What is the total supply of S Token?
The total initial supply at Sonic's launch was 3.175 billion S Tokens. This supply is dynamic due to subsequent minting for specific programs (like the airdrop and growth fund) and deflationary burning mechanisms.

How long is the un-staking period for S Tokens?
When you decide to un-stake your S Tokens, there is a mandatory 14-day unbonding period before your assets are liquid and available for transfer. This is a network security feature.

Can I lose my staked S Tokens?
Yes, through a process called "slashing." If the validator you delegated to acts maliciously or suffers significant downtime, a portion of your staked tokens and their rewards can be penalized. This is why choosing a reputable validator is critical.

How are validator rewards calculated?
Validator rewards come from block rewards and transaction fees. The block reward APR is variable; it increases if a smaller percentage of the total S supply is staked and decreases if more is staked, aiming to incentivize a healthy level of network participation.

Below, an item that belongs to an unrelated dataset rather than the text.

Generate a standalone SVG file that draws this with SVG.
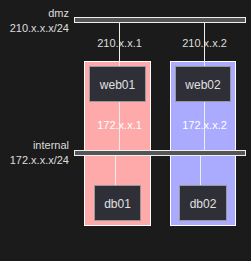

What makes the S Token airdrop unique?
Its built-in burn mechanism is innovative. It encourages long-term commitment by requiring a 270-day maturation period for the full reward. Early claims result in a portion of the tokens being burned, benefiting the entire ecosystem by reducing supply.

Is the S Token inflationary or deflationary?
It has both inflationary and deflationary forces. New tokens are minted for the airdrop, growth fund, and (after four years) block rewards. However, strong burn mechanisms (burning unused growth funds and unclaimed airdrops) actively work to reduce the supply, aiming for a sustainable economic model.